**Entries**.

☆ ☆ ☆ ☆ ☆

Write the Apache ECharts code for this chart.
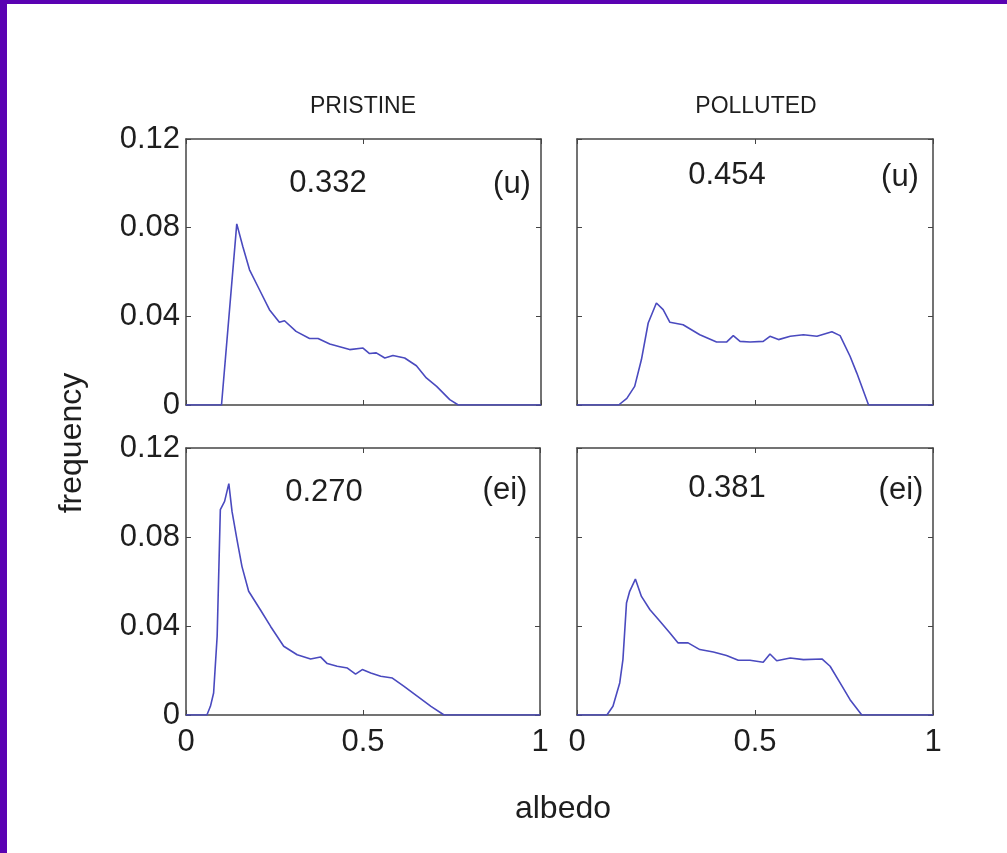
<!DOCTYPE html>
<html>
<head>
<meta charset="utf-8">
<title>albedo frequency</title>
<script src="https://cdn.jsdelivr.net/npm/echarts@6/dist/echarts.min.js"></script>
<style>
  body { margin: 0; background: #ffffff; }
  #main { position: absolute; left: 0; top: 0; width: 1007px; height: 853px; }
  .band { position: absolute; background: #5a02b2; }
</style>
</head>
<body>
<div id="main"></div>
<div class="band" style="left:0;top:0;width:7px;height:853px;"></div>
<div class="band" style="left:0;top:0;width:1007px;height:4px;"></div>
<script>
// albedo / frequency curves, as [albedo, frequency]
var pristineU = [
  [0, 0], [0.1, 0], [0.143, 0.0817], [0.16, 0.0715], [0.179, 0.061], [0.207, 0.052],
  [0.235, 0.043], [0.263, 0.0373], [0.2775, 0.038], [0.31, 0.0332], [0.348, 0.030],
  [0.372, 0.030], [0.405, 0.0275], [0.461, 0.025], [0.4986, 0.0257], [0.517, 0.0232],
  [0.536, 0.0235], [0.56, 0.0212], [0.583, 0.0223], [0.616, 0.0212], [0.649, 0.0177],
  [0.677, 0.0122], [0.706, 0.0084], [0.743, 0.0024], [0.767, 0], [1, 0]
];
var pollutedU = [
  [0, 0], [0.117, 0], [0.14, 0.003], [0.162, 0.0084], [0.181, 0.0205], [0.2, 0.037], [0.223, 0.046],
  [0.242, 0.043], [0.261, 0.0373], [0.298, 0.0362], [0.345, 0.0317], [0.392, 0.0284],
  [0.42, 0.0284], [0.439, 0.0313], [0.458, 0.0287], [0.486, 0.0284], [0.523, 0.0287],
  [0.542, 0.031], [0.566, 0.0295], [0.599, 0.031], [0.636, 0.0317], [0.674, 0.031],
  [0.716, 0.033], [0.739, 0.0313], [0.767, 0.022], [0.786, 0.0144], [0.819, 0], [1, 0]
];
var pristineEI = [
  [0, 0], [0.059, 0], [0.069, 0.0039], [0.078, 0.0099], [0.088, 0.0354], [0.097, 0.0923],
  [0.109, 0.096], [0.121, 0.104], [0.13, 0.0915], [0.144, 0.0788], [0.158, 0.0668],
  [0.177, 0.0556], [0.21, 0.0473], [0.239, 0.0398], [0.276, 0.0309], [0.314, 0.0271],
  [0.352, 0.0252], [0.38, 0.0261], [0.399, 0.0231], [0.427, 0.0219], [0.456, 0.0211],
  [0.479, 0.0184], [0.498, 0.0204], [0.522, 0.0189], [0.55, 0.0174], [0.583, 0.0166],
  [0.616, 0.0129], [0.654, 0.0084], [0.692, 0.0039], [0.729, 0], [1, 0]
];
var pollutedEI = [
  [0, 0], [0.084, 0], [0.101, 0.0039], [0.12, 0.0144], [0.129, 0.0249], [0.139, 0.0503],
  [0.148, 0.0556], [0.164, 0.0611], [0.181, 0.0533], [0.205, 0.0473], [0.233, 0.0421],
  [0.261, 0.0369], [0.284, 0.0324], [0.312, 0.0324], [0.345, 0.0294], [0.383, 0.0283],
  [0.42, 0.0267], [0.453, 0.0246], [0.486, 0.0246], [0.523, 0.0237], [0.542, 0.0274],
  [0.561, 0.0244], [0.599, 0.0256], [0.636, 0.0249], [0.688, 0.0252], [0.711, 0.0219],
  [0.739, 0.0144], [0.767, 0.0069], [0.8, 0], [1, 0]
];

var columnTitles = ['PRISTINE', 'POLLUTED'];
var panelValues = ['0.332', '0.454', '0.270', '0.381'];
var panelTags = ['(u)', '(u)', '(ei)', '(ei)'];
var xTickLabels = ['0', '0.5', '1'];
var yTickLabels = ['0', '0.04', '0.08', '0.12'];

var FONT = '"Liberation Sans", Arial, sans-serif';
var TXT = '#1e1e1e';
var BOX = '#454545';

// panel boxes in px
var grids = [
  { left: 186, top: 139, width: 355, height: 266 },
  { left: 577, top: 139, width: 356, height: 266 },
  { left: 186, top: 448, width: 354, height: 267 },
  { left: 577, top: 448, width: 356, height: 267 }
];
var panelData = [pristineU, pollutedU, pristineEI, pollutedEI];

var xAxes = [], yAxes = [], series = [];
for (let i = 0; i < 4; i++) {
  let bottomRow = i >= 2;
  let leftCol = i % 2 === 0;
  let base = {
    gridIndex: i, type: 'value', splitLine: { show: false },
    axisLine: { show: true, onZero: false, lineStyle: { color: BOX, width: 1.5 } },
    axisTick: { show: true, inside: true, length: 5, lineStyle: { color: BOX, width: 1 } }
  };
  xAxes.push(Object.assign({}, base, {
    position: 'bottom', min: 0, max: 1, interval: 0.5,
    axisLabel: {
      show: bottomRow, margin: 12, fontSize: 31, fontFamily: FONT, color: TXT,
      formatter: function (v) { return xTickLabels[Math.round(v / 0.5)]; }
    }
  }));
  xAxes.push(Object.assign({}, base, {
    position: 'top', min: 0, max: 1, interval: 0.5, axisLabel: { show: false }
  }));
  yAxes.push(Object.assign({}, base, {
    position: 'left', min: 0, max: 0.12, interval: 0.04,
    axisLabel: {
      show: leftCol, margin: 6, fontSize: 31, fontFamily: FONT, color: TXT,
      formatter: function (v) { return yTickLabels[Math.round(v / 0.04)]; }
    }
  }));
  yAxes.push(Object.assign({}, base, {
    position: 'right', min: 0, max: 0.12, interval: 0.04, axisLabel: { show: false }
  }));
  series.push({
    type: 'line', xAxisIndex: i * 2, yAxisIndex: i * 2, data: panelData[i],
    showSymbol: false, smooth: false, silent: true,
    lineStyle: { color: '#4a4abf', width: 1.6 }
  });
}

function label(text, x, y, size, extra) {
  return Object.assign({
    type: 'text', x: x, y: y, silent: true,
    style: { text: text, fontSize: size, fontFamily: FONT, fill: TXT, textAlign: 'center', textVerticalAlign: 'middle' }
  }, extra || {});
}

var valuePos = [[328, 183], [727, 175], [324, 492], [727, 488]];
var tagPos = [[512, 184], [900, 177], [505, 490], [901, 490]];
var graphics = [
  label(columnTitles[0], 363, 107, 23),
  label(columnTitles[1], 756, 107, 23),
  label('frequency', 72, 443, 32, { rotation: Math.PI / 2 }),
  label('albedo', 563, 809, 32)
];
for (let i = 0; i < 4; i++) {
  graphics.push(label(panelValues[i], valuePos[i][0], valuePos[i][1], 31));
  graphics.push(label(panelTags[i], tagPos[i][0], tagPos[i][1], 31));
}

var myChart = echarts.init(document.getElementById('main'), null, { renderer: 'canvas' });
var option = {
  backgroundColor: '#ffffff',
  animation: false,
  grid: grids.map(function (g) { return Object.assign({ containLabel: false, show: false }, g); }),
  xAxis: xAxes,
  yAxis: yAxes,
  series: series,
  graphic: graphics
};
option && myChart.setOption(option);
</script>
</body>
</html>
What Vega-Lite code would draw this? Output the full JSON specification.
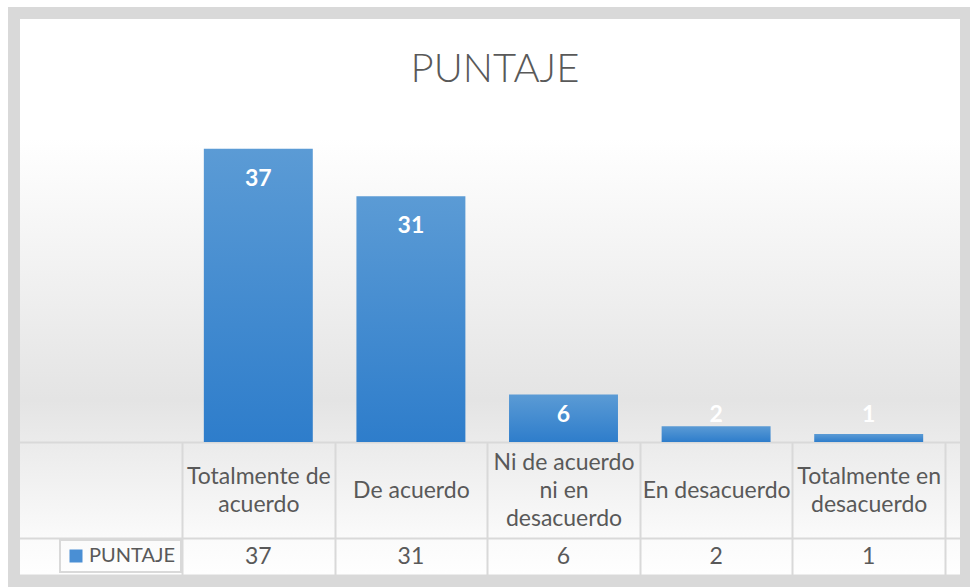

☆ ☆ ☆ ☆ ☆

**Exercise description**.
Identify the lines that hold the word "code". Copy every one of them.

**Task solution**.
Write the Apache ECharts code for this chart.
What Vega-Lite code would draw this? Output the full JSON specification.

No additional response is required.